PyTorch implementation
# wget https://github.com/metavoiceio/metavoice-src/raw/main/assets/bria.mp3
python -m moshi.run_inference --hf-repo kyutai/stt-2.6b-en bria.mp3
MLX implementation
# wget https://github.com/metavoiceio/metavoice-src/raw/main/assets/bria.mp3
python -m moshi_mlx.run_inference --hf-repo kyutai/stt-2.6b-en-mlx bria.mp3 --temp 0
Rust implementation
A standalone Rust example is provided in the stt-rs directory in this repo.
This can be used as follows:
cd stt-rs
cargo run --features cuda -r -- bria.mp3
Rust server
The Rust implementation provides a server that can process multiple streaming queries in parallel. Dependening on the amount of memory on your GPU, you may have to adjust the batch size from the config file. For a L40S GPU, a batch size of 64 works well.
In order to run the server, install the moshi-server crate via the following
command.

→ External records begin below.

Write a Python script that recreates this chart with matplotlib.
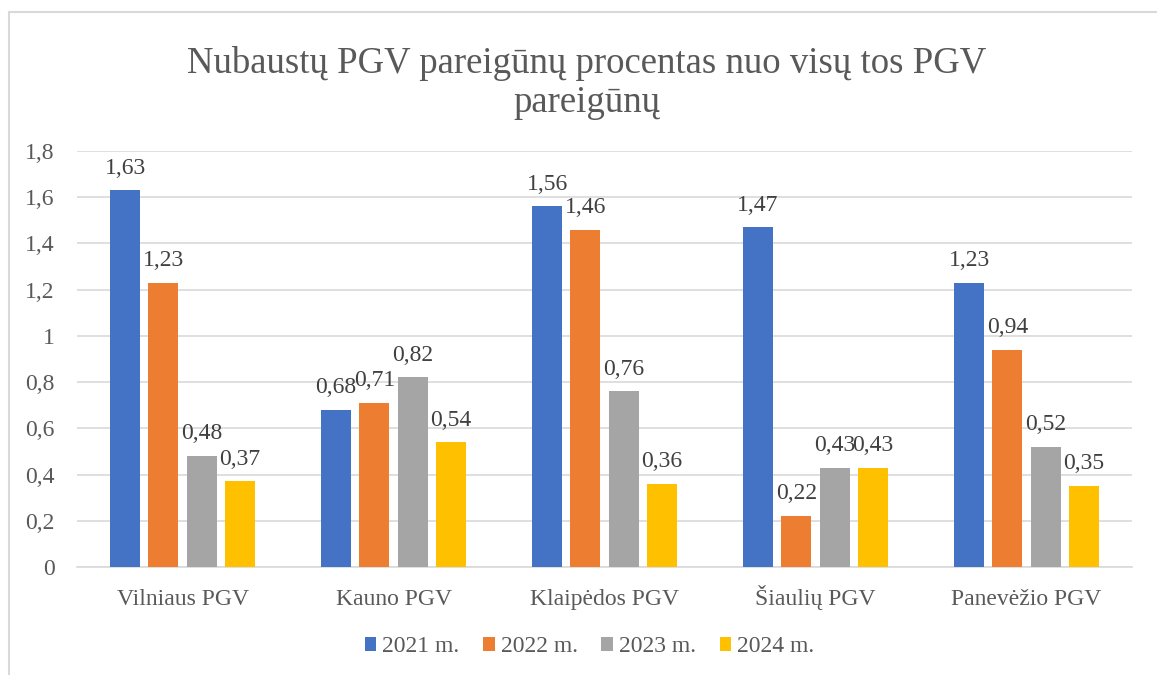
import matplotlib.pyplot as plt
import numpy as np

categories = ['Vilniaus PGV', 'Kauno PGV', 'Klaipėdos PGV', 'Šiaulių PGV', 'Panevėžio PGV']
series_names = ['2021 m.', '2022 m.', '2023 m.', '2024 m.']
v2021 = [1.63, 0.68, 1.56, 1.47, 1.23]
v2022 = [1.23, 0.71, 1.46, 0.22, 0.94]
v2023 = [0.48, 0.82, 0.76, 0.43, 0.52]
v2024 = [0.37, 0.54, 0.36, 0.43, 0.35]
colors = ['#4472C4', '#ED7D31', '#A5A5A5', '#FFC000']
text_color = '#595959'

plt.rcParams['font.family'] = ['Liberation Serif', 'DejaVu Serif']

fig = plt.figure(figsize=(11.57, 6.75), dpi=100)
ax = fig.add_axes([0.0666, 0.16, 0.9118, 0.6163])

x = np.arange(len(categories))
width = 0.142
step = 0.1815
for i, (vals, name) in enumerate(zip([v2021, v2022, v2023, v2024], series_names)):
    pos = x + (i - 1.5) * step
    ax.bar(pos, vals, width, color=colors[i], label=name, zorder=3)
    for px, v in zip(pos, vals):
        ax.annotate(f'{v:.2f}'.replace('.', ','), (px, v), xytext=(0, 12),
                    textcoords='offset points', ha='center', va='baseline',
                    fontsize=17, color='#404040')

ax.set_xlim(-0.5, len(categories) - 0.5)
ax.set_ylim(0, 1.8)
yt = np.arange(0, 1.81, 0.2)
ax.set_yticks(yt)
ylabels = []
for t in yt:
    s = '%.1f' % t
    if s.endswith('.0'):
        s = s[:-2]
    ylabels.append(s.replace('.', ','))
ax.set_yticklabels(ylabels)
ax.set_xticks(x)
ax.set_xticklabels(categories)
ax.tick_params(axis='x', length=0, labelsize=17, colors=text_color, pad=27.5)
ax.tick_params(axis='y', length=0, labelsize=17, colors=text_color, pad=16)
for lbl in ax.get_xticklabels():
    lbl.set_va('baseline')
ax.grid(axis='y', color='#D9D9D9', linewidth=1.2, zorder=0)
for s in ['top', 'right', 'left']:
    ax.spines[s].set_visible(False)
ax.spines['bottom'].set_color('#D9D9D9')
ax.spines['bottom'].set_linewidth(1.2)

fig.text(0.507, 0.877, 'Nubaustų PGV pareigūnų procentas nuo visų tos PGV\npareigūnų',
         ha='center', va='center', fontsize=26.5, color=text_color, linespacing=1.15)

fig.legend(loc='center', bbox_to_anchor=(0.5095, 0.0415), ncol=4, frameon=False,
           fontsize=17, handlelength=0.5, handleheight=0.5, columnspacing=1.0,
           handletextpad=0.25, labelcolor=text_color, borderpad=0)

fig.patches.append(plt.Rectangle((9 / 1157, -0.1), 1.2, 1.1 - 12 / 675, transform=fig.transFigure,
                                 fill=False, edgecolor='#D9D9D9', linewidth=1.5))

fig.savefig('out.png', dpi=100)
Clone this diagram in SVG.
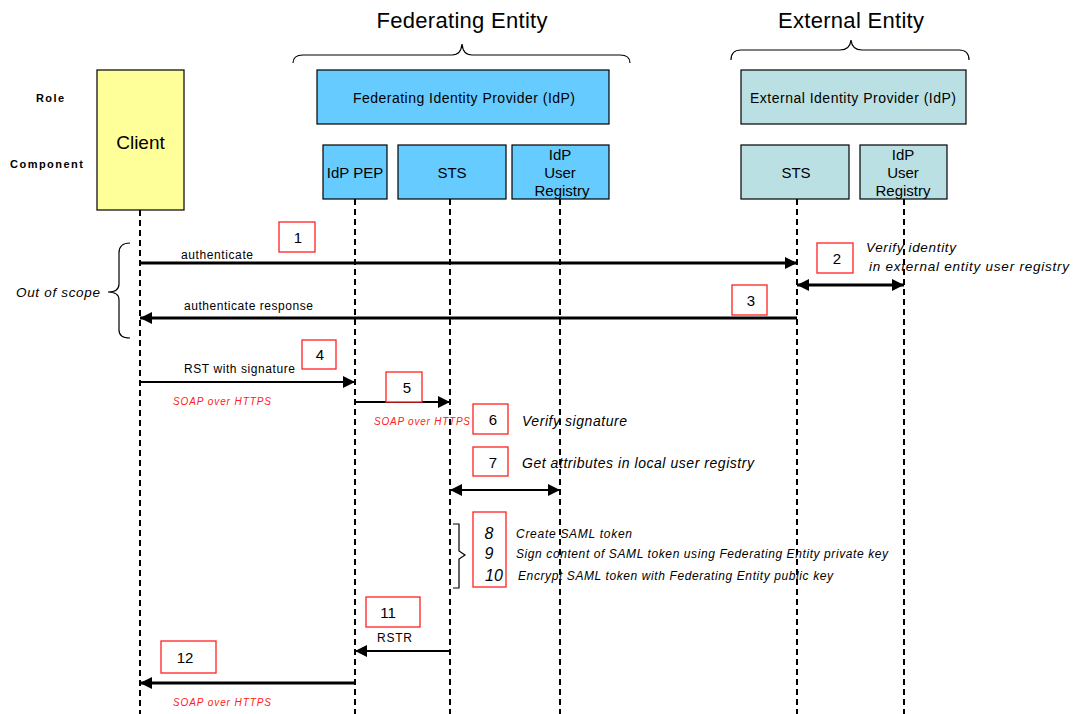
<svg xmlns="http://www.w3.org/2000/svg" width="1073" height="714" viewBox="0 0 1073 714">
  <style>
    text { font-family: "Liberation Sans", Arial, sans-serif; fill: #000; }
    .title { font-size: 22px; text-anchor: middle; }
    .axis { font-size: 11px; font-weight: bold; }
    .box { stroke: #000; stroke-width: 1.2; }
    .fed { fill: #66CCFF; }
    .ext { fill: #BBE0E3; }
    .client { fill: #FFFF99; }
    .lbl { font-size: 15px; text-anchor: middle; }
    .role { font-size: 14px; }
    .life { stroke: #000; stroke-width: 2; stroke-dasharray: 6 4; fill: none; }
    .brace { stroke: #000; stroke-width: 1.2; fill: none; }
    .step { fill: #fff; stroke: #FF2020; stroke-width: 1.3; }
    .num { font-size: 15px; text-anchor: middle; }
    .msg { font-size: 12px; }
    .note { font-size: 14px; font-style: italic; }
    .small { font-size: 12px; font-style: italic; }
    .proto { font-size: 10px; font-style: italic; fill: #FF2020; }
    .thick { stroke: #000; stroke-width: 3; fill: none; }
    .thin { stroke: #000; stroke-width: 2; fill: none; }
  </style>
  <defs>
    <marker id="ah" viewBox="0 0 10 10" refX="10" refY="5" markerWidth="14" markerHeight="12" markerUnits="userSpaceOnUse" orient="auto-start-reverse">
      <path d="M0,0 L10,5 L0,10 Z" fill="#000"/>
    </marker>
  </defs>

  <!-- row headings -->
  <text class="axis" x="36" y="102" textLength="28">Role</text>
  <text class="axis" x="10" y="168" textLength="73">Component</text>

  <!-- entity headings with braces -->
  <g id="federating-entity">
    <text class="title" x="462" y="28" textLength="171">Federating Entity</text>
    <path class="brace" d="M293,63 Q293,55 303,55 L452,55 Q461,55 462,44 Q463,55 472,55 L620,55 Q630,55 630,63"/>
  </g>
  <g id="external-entity">
    <text class="title" x="851" y="28" textLength="146">External Entity</text>
    <path class="brace" d="M731,60 Q731,50 741,50 L840,50 Q850,50 851,40 Q852,50 862,50 L959,50 Q969,50 969,60"/>
  </g>

  <!-- lifelines -->
  <g id="lifelines">
    <line class="life" x1="140" y1="210" x2="140" y2="714"/>
    <line class="life" x1="355" y1="199" x2="355" y2="714"/>
    <line class="life" x1="450" y1="199" x2="450" y2="714"/>
    <line class="life" x1="560" y1="199" x2="560" y2="714"/>
    <line class="life" x1="797" y1="199" x2="797" y2="714"/>
    <line class="life" x1="904" y1="199" x2="904" y2="714"/>
  </g>

  <!-- nodes -->
  <g id="client">
    <rect class="box client" x="97" y="70" width="87" height="140"/>
    <text x="140.5" y="149" style="font-size:19px;text-anchor:middle">Client</text>
  </g>
  <g id="federating-idp">
    <rect class="box fed" x="317" y="70" width="292" height="54"/>
    <text class="role" x="353" y="103" textLength="222">Federating Identity Provider (IdP)</text>
  </g>
  <g id="idp-pep">
    <rect class="box fed" x="323" y="145" width="64" height="54"/>
    <text class="lbl" x="355" y="178">IdP PEP</text>
  </g>
  <g id="fed-sts">
    <rect class="box fed" x="398" y="145" width="108" height="54"/>
    <text class="lbl" x="452" y="178">STS</text>
  </g>
  <g id="fed-registry">
    <rect class="box fed" x="512" y="145" width="97" height="54"/>
    <text class="lbl" x="560" y="160">IdP</text>
    <text class="lbl" x="560" y="178">User</text>
    <text class="lbl" x="562" y="196">Registry</text>
  </g>
  <g id="external-idp">
    <rect class="box ext" x="741" y="70" width="225" height="54"/>
    <text class="role" x="750" y="103" textLength="206">External Identity Provider (IdP)</text>
  </g>
  <g id="ext-sts">
    <rect class="box ext" x="741" y="145" width="108" height="54"/>
    <text class="lbl" x="796" y="178">STS</text>
  </g>
  <g id="ext-registry">
    <rect class="box ext" x="860" y="145" width="87" height="54"/>
    <text class="lbl" x="903" y="160">IdP</text>
    <text class="lbl" x="903" y="178">User</text>
    <text class="lbl" x="903" y="196">Registry</text>
  </g>

  <!-- out of scope bracket -->
  <g id="out-of-scope">
    <path class="brace" d="M130,243 Q119,243 119,253 L119,284 Q119,292 108,292 Q119,292 119,300 L119,330 Q119,338 130,338"/>
    <text class="note" x="16" y="297" style="font-size:13.5px" textLength="84">Out of scope</text>
  </g>

  <!-- messages -->
  <g id="connectors">
    <line class="thick" x1="140" y1="263" x2="797" y2="263" marker-end="url(#ah)"/>
    <line class="thick" x1="797" y1="318" x2="140" y2="318" marker-end="url(#ah)"/>
    <line class="thick" x1="797" y1="285" x2="904" y2="285" marker-start="url(#ah)" marker-end="url(#ah)"/>
    <line class="thin" x1="140" y1="382" x2="355" y2="382" marker-end="url(#ah)"/>
    <line class="thin" x1="355" y1="402" x2="450" y2="402" marker-end="url(#ah)"/>
    <line class="thin" x1="450" y1="490" x2="560" y2="490" marker-start="url(#ah)" marker-end="url(#ah)"/>
    <line class="thin" x1="450" y1="651" x2="355" y2="651" marker-end="url(#ah)"/>
    <line class="thick" x1="355" y1="683" x2="140" y2="683" marker-end="url(#ah)"/>
  </g>

  <!-- message labels -->
  <g id="labels">
    <text class="msg" x="181" y="259" textLength="72">authenticate</text>
    <text class="msg" x="184" y="310" textLength="129">authenticate response</text>
    <text class="msg" x="184" y="373" textLength="111">RST with signature</text>
    <text class="proto" x="173" y="405" textLength="98">SOAP over HTTPS</text>
    <text class="proto" x="374" y="425" textLength="96">SOAP over HTTPS</text>
    <text class="msg" x="377" y="642" textLength="35">RSTR</text>
    <text class="proto" x="173" y="706" textLength="98">SOAP over HTTPS</text>
    <text class="note" x="866" y="252" style="font-size:13.5px" textLength="90">Verify identity</text>
    <text class="note" x="869" y="271" style="font-size:13.5px" textLength="200">in external entity user registry</text>
    <text class="note" x="522" y="426" textLength="105">Verify signature</text>
    <text class="note" x="522" y="468" textLength="232">Get attributes in local user registry</text>
    <text class="small" x="516" y="538" textLength="116">Create SAML token</text>
    <text class="small" x="516" y="558" textLength="372">Sign content of SAML token using Federating Entity private key</text>
    <text class="small" x="518" y="580" textLength="315">Encrypt SAML token with Federating Entity public key</text>
  </g>

  <!-- step numbers -->
  <g id="steps">
    <rect class="step" x="279" y="222" width="36" height="30"/>
    <text class="num" x="298" y="243">1</text>
    <rect class="step" x="817" y="243" width="36" height="30"/>
    <text class="num" x="837" y="264">2</text>
    <rect class="step" x="732" y="285" width="35" height="30"/>
    <text class="num" x="751" y="306">3</text>
    <rect class="step" x="302" y="340" width="34" height="29"/>
    <text class="num" x="320" y="360">4</text>
    <rect class="step" x="386" y="372" width="36" height="30"/>
    <text class="num" x="407" y="393">5</text>
    <rect class="step" x="473" y="404" width="35" height="30"/>
    <text class="num" x="493" y="425">6</text>
    <rect class="step" x="473" y="447" width="35" height="29"/>
    <text class="num" x="493" y="468">7</text>
    <rect class="step" x="473" y="512" width="33" height="75"/>
    <text class="num" x="489" y="539" style="font-style:italic;font-size:16px">8</text>
    <text class="num" x="489" y="559" style="font-style:italic;font-size:16px">9</text>
    <text class="num" x="494" y="581" style="font-style:italic;font-size:16px">10</text>
    <rect class="step" x="366" y="597" width="54" height="30"/>
    <text class="num" x="388" y="618">11</text>
    <rect class="step" x="161" y="641" width="55" height="32"/>
    <text class="num" x="185" y="663">12</text>
  </g>

  <!-- bracket for steps 8-10 -->
  <path class="brace" d="M453,524 L459,524 L459,551 L465,555 L459,559 L459,588 L453,588"/>
</svg>
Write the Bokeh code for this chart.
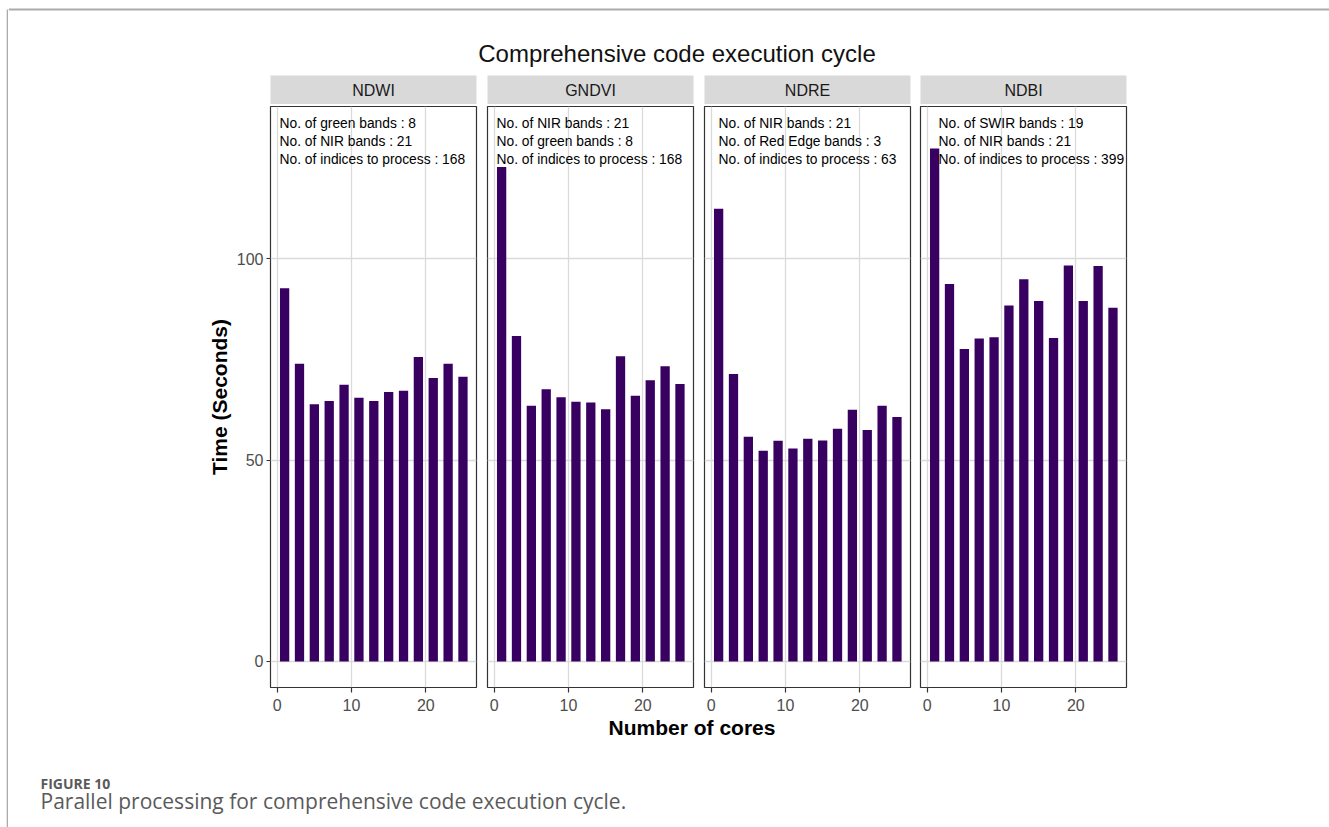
from bokeh.plotting import figure
from bokeh.layouts import row, column
from bokeh.models import Range1d
from bokeh.core.properties import value
from bokeh.embed import file_html
from bokeh.resources import INLINE

# ---- data -------------------------------------------------------------
cores = [1, 3, 5, 7, 9, 11, 13, 15, 17, 19, 21, 23, 25]

ndwi_time = [92.7, 73.9, 63.9, 64.7, 68.7, 65.5, 64.7, 66.9, 67.2, 75.6, 70.4, 73.9, 70.7]
gndvi_time = [122.8, 80.8, 63.5, 67.6, 65.6, 64.5, 64.3, 62.6, 75.8, 66.0, 69.8, 73.3, 68.9]
ndre_time = [112.4, 71.4, 55.8, 52.3, 54.8, 52.9, 55.3, 54.9, 57.8, 62.5, 57.5, 63.5, 60.7]
ndbi_time = [127.4, 93.7, 77.6, 80.2, 80.5, 88.4, 94.9, 89.5, 80.3, 98.3, 89.5, 98.2, 87.8]

panel_names = ["NDWI", "GNDVI", "NDRE", "NDBI"]
panel_times = [ndwi_time, gndvi_time, ndre_time, ndbi_time]
panel_notes = [
    ["No. of green bands : 8", "No. of NIR bands : 21", "No. of indices to process : 168"],
    ["No. of NIR bands : 21", "No. of green bands : 8", "No. of indices to process : 168"],
    ["No. of NIR bands : 21", "No. of Red Edge bands : 3", "No. of indices to process : 63"],
    ["No. of SWIR bands : 19", "No. of NIR bands : 21", "No. of indices to process : 399"],
]

x_ticks = [0, 10, 20]
y_ticks = [0, 50, 100]

title_text = "Comprehensive code execution cycle"
x_label = "Number of cores"
y_label = "Time (Seconds)"
fig_label = "FIGURE 10"
caption_text = "Parallel processing for comprehensive code execution cycle."

# ---- styling / geometry ---------------------------------------------------
FONT = "Liberation Sans"
CAP_FONT = "Open Sans"
BAR = "#370061"
GRID = "#DADADA"
BORDER = "#333333"
STRIP = "#D9D9D9"
PAGE_LINE = "#ABABAB"

FRAME_W = 206
LEFT_B = [262, 2, 2, 2]
RIGHT_B = [9, 9, 8, 203]
NOTE_DX = [9, 9, 14, 18]
NOTE_DY = [17, 35, 53]
ROW_W = sum(LEFT_B) + sum(RIGHT_B) + 4 * FRAME_W  # 1321

X_RANGE = (-0.9, 26.82)
Y_RANGE = (-6.46, 137.8)


def blank(width, height, xr, yr, **kw):
    p = figure(width=width, height=height, x_range=Range1d(*xr), y_range=Range1d(*yr),
               output_backend="svg", toolbar_location=None,
               x_axis_location=None, y_axis_location=None, **kw)
    p.grid.visible = False
    p.outline_line_color = None
    return p


# left page rule
edge = blank(8, 827, (0, 8), (827, 0), min_border=0)
edge.segment(x0=[7], y0=[9], x1=[7], y1=[827], line_color=PAGE_LINE, line_width=1.6)

# header with top rule and title
header = blank(ROW_W, 75, (0, ROW_W), (75, 0), min_border=0)
header.segment(x0=[0], y0=[9], x1=[ROW_W], y1=[9], line_color=PAGE_LINE, line_width=2)
header.text(x=[668.5], y=[53], text=[title_text], text_font=value(FONT),
            text_font_size="24px", text_color="#111111",
            text_align="center", text_baseline="alphabetic")

strips = []
panels = []
for i, name in enumerate(panel_names):
    w = LEFT_B[i] + FRAME_W + RIGHT_B[i]

    # facet strip
    s = blank(w, 29, (0, 1), (0, 1), min_border=0,
              min_border_left=LEFT_B[i], min_border_right=RIGHT_B[i])
    s.background_fill_color = STRIP
    s.text(x=[0.5], y=[0.5], text=[name], text_font=value(FONT), text_font_size="16px",
           text_color="#1A1A1A", text_align="center", text_baseline="middle")
    strips.append(s)

    # panel
    p = figure(width=w, height=613, x_range=Range1d(*X_RANGE), y_range=Range1d(*Y_RANGE),
               output_backend="svg", toolbar_location=None,
               y_axis_location="left" if i == 0 else None,
               min_border=0, min_border_left=LEFT_B[i], min_border_right=RIGHT_B[i],
               min_border_top=2, min_border_bottom=30)
    p.outline_line_color = BORDER
    p.outline_line_width = 1.2
    p.background_fill_color = "white"

    p.xgrid.ticker = x_ticks
    p.ygrid.ticker = y_ticks
    p.grid.grid_line_color = GRID
    p.grid.grid_line_width = 1.3
    p.grid.minor_grid_line_color = None

    p.xaxis.ticker = x_ticks
    axes = list(p.xaxis) + (list(p.yaxis) if i == 0 else [])
    for ax in axes:
        ax.axis_line_color = None
        ax.major_tick_line_color = BORDER
        ax.major_tick_line_width = 1.2
        ax.major_tick_in = 0
        ax.minor_tick_line_color = None
        ax.major_label_text_font = FONT
        ax.major_label_text_font_size = "16px"
        ax.major_label_text_color = "#4D4D4D"
    p.xaxis.major_tick_out = 5
    p.xaxis.major_label_standoff = 6
    if i == 0:
        p.yaxis.ticker = y_ticks
        p.yaxis.major_tick_out = 4
        p.yaxis.major_label_standoff = 3
        p.yaxis.axis_label = y_label
        p.yaxis.axis_label_text_font = FONT
        p.yaxis.axis_label_text_font_size = "21px"
        p.yaxis.axis_label_text_font_style = "bold"
        p.yaxis.axis_label_text_color = "black"
        p.yaxis.axis_label_standoff = 3

    p.vbar(x=cores, top=panel_times[i], width=1.25, bottom=0,
           fill_color=BAR, line_color=None)

    notes = panel_notes[i]
    p.text(x=[X_RANGE[0]] * len(notes), y=[Y_RANGE[1]] * len(notes), text=notes,
           x_offset=NOTE_DX[i], y_offset=NOTE_DY,
           text_font=value(FONT), text_font_size="13.8px", text_color="black",
           text_align="left", text_baseline="alphabetic")
    panels.append(p)

# footer: shared x label and figure caption
footer = blank(ROW_W, 110, (0, ROW_W), (110, 0), min_border=0)
footer.text(x=[683.5], y=[10], text=[x_label], text_font=value(FONT),
            text_font_size="21px", text_font_style="bold", text_color="black",
            text_align="center", text_baseline="middle")
footer.text(x=[32], y=[66], text=[fig_label], text_font=value(CAP_FONT),
            text_font_size="14px", text_font_style="bold", text_color="#5A5A5A",
            text_align="left", text_baseline="alphabetic")
footer.text(x=[32], y=[83], text=[caption_text], text_font=value(CAP_FONT),
            text_font_size="21px", text_color="#5A5A5A",
            text_align="left", text_baseline="alphabetic")

layout = row(edge, column(header, row(*strips), row(*panels), footer))

open("out.html", "w").write(file_html(layout, INLINE))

The server code can be found in the
kyutai-labs/moshi
repository.
cargo install --features cuda moshi-server
Then the server can be started via the following command using the config file from this repository.
moshi-server worker --config configs/config-stt-hf.toml
Once the server has started you can run a streaming inference with the following script.
# wget https://github.com/metavoiceio/metavoice-src/raw/main/assets/bria.mp3
uv run scripts/asr-streaming-query.py bria.mp3
The script simulates some real-time processing of the audio. Faster processing
can be triggered by setting the real-time factor, e.g. --rtf 500 will process
the data as fast as possible.
Text To Speech
We're in the process of open-sourcing our TTS models. Check back for updates!
License
The present code is provided under the MIT license for the Python parts, and Apache license for the Rust backend. The web client code is provided under the MIT license. Note that parts of this code is based on AudioCraft, released under the MIT license.
The weights for the models are released under the CC-BY 4.0 license.